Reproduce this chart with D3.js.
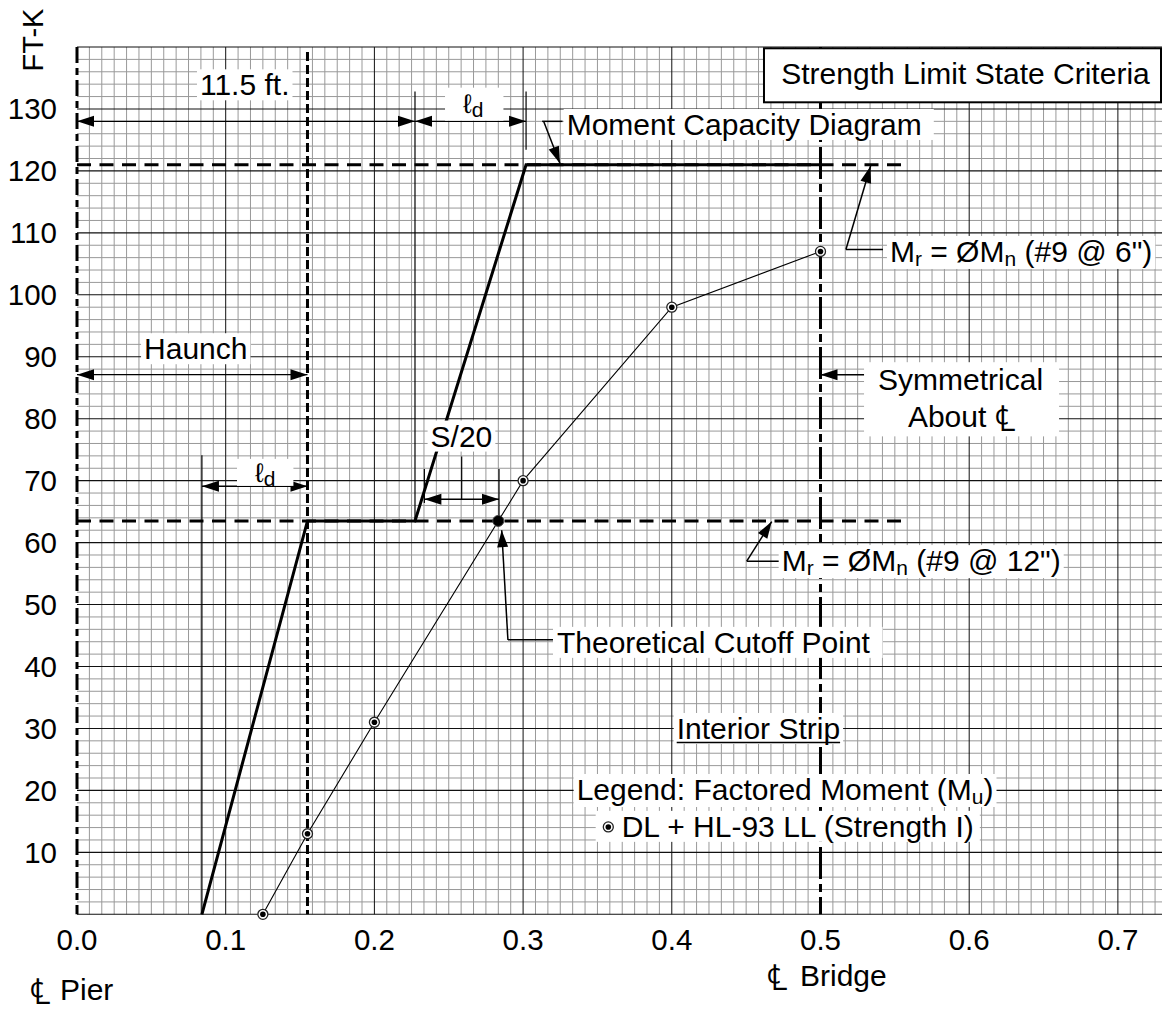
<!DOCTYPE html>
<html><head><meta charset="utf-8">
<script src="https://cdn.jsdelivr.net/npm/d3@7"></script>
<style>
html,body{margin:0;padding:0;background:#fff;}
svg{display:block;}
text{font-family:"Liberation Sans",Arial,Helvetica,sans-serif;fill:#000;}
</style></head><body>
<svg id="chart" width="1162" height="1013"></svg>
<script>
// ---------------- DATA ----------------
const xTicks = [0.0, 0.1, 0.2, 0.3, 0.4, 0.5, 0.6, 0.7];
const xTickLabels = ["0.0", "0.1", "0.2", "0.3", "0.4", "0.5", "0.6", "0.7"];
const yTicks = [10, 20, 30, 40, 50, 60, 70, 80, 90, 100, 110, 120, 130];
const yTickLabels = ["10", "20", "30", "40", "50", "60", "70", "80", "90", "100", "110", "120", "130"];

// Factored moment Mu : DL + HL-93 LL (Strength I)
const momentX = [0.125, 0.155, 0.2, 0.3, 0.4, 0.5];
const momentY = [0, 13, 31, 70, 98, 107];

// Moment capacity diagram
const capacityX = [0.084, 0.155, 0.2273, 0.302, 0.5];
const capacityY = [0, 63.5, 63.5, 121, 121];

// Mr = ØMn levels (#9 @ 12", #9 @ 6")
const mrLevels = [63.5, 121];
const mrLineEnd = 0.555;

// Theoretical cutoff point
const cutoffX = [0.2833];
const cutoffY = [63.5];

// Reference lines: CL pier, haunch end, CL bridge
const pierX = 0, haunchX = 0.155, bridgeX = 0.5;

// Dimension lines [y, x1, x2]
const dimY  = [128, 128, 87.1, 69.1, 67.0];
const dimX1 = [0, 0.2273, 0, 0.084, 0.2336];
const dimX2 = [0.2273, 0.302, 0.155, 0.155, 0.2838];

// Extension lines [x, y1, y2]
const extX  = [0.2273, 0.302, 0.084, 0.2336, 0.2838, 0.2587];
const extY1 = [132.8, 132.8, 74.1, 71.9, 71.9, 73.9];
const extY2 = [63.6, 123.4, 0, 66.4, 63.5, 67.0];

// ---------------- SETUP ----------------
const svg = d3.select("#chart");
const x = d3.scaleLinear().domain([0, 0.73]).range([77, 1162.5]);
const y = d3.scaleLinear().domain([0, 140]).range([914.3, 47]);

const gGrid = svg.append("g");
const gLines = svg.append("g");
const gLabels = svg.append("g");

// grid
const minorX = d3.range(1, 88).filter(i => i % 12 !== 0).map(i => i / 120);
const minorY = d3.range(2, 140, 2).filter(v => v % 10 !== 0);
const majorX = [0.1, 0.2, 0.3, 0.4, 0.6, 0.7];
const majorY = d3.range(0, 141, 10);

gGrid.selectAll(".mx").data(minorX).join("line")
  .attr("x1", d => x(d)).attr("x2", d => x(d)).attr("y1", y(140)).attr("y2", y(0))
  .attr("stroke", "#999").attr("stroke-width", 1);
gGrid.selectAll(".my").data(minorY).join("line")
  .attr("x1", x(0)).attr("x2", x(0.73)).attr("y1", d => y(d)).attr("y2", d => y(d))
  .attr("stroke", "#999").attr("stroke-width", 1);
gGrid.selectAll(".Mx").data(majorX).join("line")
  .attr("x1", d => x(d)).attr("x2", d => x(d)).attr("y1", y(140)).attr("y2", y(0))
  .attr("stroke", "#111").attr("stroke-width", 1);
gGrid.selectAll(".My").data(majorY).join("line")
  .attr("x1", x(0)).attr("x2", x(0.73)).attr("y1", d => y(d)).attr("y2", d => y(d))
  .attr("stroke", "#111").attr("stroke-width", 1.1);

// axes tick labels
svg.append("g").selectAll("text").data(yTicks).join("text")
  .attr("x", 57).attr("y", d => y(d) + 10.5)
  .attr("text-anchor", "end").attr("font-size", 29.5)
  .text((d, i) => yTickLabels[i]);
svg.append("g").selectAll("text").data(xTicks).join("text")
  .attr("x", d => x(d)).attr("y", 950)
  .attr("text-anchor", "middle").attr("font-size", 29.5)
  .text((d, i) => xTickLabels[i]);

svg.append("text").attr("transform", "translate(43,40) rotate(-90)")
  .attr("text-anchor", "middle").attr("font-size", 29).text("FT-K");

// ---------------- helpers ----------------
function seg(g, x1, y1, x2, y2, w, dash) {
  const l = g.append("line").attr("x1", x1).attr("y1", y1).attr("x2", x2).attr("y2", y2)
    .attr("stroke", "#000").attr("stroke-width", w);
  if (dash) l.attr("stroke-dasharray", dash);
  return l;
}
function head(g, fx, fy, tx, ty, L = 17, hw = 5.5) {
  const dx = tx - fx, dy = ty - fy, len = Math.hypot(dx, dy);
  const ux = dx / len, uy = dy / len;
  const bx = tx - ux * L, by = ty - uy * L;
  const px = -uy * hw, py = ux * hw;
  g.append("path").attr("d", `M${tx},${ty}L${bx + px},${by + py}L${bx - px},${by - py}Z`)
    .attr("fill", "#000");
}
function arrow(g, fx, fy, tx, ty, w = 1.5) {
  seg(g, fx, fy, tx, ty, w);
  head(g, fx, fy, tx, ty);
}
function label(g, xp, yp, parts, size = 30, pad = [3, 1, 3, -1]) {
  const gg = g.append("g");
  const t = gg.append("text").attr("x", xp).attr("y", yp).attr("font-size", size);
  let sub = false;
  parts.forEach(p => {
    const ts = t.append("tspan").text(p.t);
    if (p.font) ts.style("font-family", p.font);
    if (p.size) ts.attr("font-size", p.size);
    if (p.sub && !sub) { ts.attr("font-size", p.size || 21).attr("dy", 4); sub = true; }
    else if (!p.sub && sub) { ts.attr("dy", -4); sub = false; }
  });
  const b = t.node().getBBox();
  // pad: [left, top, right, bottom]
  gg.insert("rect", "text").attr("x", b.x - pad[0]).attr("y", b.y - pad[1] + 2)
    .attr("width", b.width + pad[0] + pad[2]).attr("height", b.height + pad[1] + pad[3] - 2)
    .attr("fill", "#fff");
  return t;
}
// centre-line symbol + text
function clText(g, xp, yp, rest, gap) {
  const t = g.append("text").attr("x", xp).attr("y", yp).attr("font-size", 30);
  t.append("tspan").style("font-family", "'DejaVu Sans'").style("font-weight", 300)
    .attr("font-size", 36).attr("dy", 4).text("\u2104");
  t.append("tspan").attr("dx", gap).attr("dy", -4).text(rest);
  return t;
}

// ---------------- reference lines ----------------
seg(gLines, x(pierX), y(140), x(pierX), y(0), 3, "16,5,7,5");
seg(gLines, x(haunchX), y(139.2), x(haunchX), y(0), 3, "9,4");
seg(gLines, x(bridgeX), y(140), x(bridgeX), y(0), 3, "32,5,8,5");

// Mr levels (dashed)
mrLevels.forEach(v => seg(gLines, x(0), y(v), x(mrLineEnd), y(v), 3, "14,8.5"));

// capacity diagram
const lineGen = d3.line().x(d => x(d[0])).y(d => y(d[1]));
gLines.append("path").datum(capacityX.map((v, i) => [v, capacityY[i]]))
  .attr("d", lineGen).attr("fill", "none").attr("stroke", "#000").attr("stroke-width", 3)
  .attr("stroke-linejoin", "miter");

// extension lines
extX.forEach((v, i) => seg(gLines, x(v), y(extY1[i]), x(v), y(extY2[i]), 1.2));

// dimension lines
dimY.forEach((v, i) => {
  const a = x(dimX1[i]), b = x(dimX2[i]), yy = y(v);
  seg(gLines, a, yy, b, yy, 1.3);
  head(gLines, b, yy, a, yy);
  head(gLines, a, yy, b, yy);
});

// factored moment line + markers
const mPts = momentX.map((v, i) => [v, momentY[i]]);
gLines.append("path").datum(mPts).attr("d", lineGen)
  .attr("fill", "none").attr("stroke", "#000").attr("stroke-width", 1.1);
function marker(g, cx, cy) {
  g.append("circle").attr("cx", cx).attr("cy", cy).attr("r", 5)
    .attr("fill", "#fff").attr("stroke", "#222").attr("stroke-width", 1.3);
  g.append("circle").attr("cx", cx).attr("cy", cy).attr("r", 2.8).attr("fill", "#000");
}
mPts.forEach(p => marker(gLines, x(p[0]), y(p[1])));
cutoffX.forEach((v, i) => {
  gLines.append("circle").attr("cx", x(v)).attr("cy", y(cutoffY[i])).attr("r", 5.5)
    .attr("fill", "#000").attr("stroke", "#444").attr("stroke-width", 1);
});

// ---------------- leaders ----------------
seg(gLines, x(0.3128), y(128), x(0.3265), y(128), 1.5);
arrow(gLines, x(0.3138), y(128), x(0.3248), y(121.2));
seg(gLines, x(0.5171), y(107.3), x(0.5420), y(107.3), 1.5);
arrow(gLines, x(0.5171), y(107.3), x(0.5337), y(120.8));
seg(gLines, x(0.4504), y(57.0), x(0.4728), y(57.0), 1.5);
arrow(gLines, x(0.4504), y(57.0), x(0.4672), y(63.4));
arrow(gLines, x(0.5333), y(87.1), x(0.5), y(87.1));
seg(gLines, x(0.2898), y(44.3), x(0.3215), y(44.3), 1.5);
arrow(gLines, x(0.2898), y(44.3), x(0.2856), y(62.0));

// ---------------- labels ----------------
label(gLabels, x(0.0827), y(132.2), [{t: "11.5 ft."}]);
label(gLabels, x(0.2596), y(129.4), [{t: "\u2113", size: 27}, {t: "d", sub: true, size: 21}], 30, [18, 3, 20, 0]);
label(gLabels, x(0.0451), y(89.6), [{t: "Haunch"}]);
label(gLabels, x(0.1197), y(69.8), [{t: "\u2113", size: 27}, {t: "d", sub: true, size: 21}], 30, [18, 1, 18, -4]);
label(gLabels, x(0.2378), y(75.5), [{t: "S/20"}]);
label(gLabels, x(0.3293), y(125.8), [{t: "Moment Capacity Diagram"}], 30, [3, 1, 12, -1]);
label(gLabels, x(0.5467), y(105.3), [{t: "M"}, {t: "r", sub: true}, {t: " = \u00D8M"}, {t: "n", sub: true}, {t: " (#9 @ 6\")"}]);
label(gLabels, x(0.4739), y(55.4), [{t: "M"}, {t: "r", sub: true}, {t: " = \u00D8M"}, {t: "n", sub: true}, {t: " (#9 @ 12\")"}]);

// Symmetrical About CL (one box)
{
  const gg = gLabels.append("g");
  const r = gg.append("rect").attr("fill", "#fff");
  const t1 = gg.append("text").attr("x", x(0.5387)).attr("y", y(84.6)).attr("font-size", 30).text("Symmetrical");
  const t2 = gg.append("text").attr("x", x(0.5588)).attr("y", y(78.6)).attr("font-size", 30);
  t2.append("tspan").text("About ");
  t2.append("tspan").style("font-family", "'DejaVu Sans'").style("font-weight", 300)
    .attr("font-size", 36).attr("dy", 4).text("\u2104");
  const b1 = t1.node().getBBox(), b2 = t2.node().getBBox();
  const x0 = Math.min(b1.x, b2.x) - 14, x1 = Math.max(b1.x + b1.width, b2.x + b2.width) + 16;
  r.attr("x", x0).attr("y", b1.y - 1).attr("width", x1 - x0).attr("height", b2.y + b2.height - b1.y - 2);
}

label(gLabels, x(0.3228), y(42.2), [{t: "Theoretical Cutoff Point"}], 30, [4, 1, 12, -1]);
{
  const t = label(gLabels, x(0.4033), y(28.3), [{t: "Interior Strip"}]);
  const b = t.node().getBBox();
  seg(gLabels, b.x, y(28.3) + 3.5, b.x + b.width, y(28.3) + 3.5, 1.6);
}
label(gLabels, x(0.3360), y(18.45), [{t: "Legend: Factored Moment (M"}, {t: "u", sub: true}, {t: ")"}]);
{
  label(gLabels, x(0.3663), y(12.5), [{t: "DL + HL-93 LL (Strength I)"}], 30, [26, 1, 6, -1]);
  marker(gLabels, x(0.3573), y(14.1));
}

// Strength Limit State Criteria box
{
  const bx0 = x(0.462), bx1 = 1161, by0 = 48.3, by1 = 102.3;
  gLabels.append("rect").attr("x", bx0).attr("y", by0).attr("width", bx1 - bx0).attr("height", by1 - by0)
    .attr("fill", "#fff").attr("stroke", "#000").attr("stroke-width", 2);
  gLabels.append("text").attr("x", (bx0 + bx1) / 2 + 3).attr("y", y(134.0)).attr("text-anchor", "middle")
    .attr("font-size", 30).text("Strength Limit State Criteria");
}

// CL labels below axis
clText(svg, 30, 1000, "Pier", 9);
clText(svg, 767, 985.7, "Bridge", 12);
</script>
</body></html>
********
* _What the exercise asks_
Gather each line of the listing that holds the string "chart".

* _Correct result_
Reproduce this chart with D3.js.
<svg id="chart" width="1162" height="1013"></svg>
const svg = d3.select("#chart");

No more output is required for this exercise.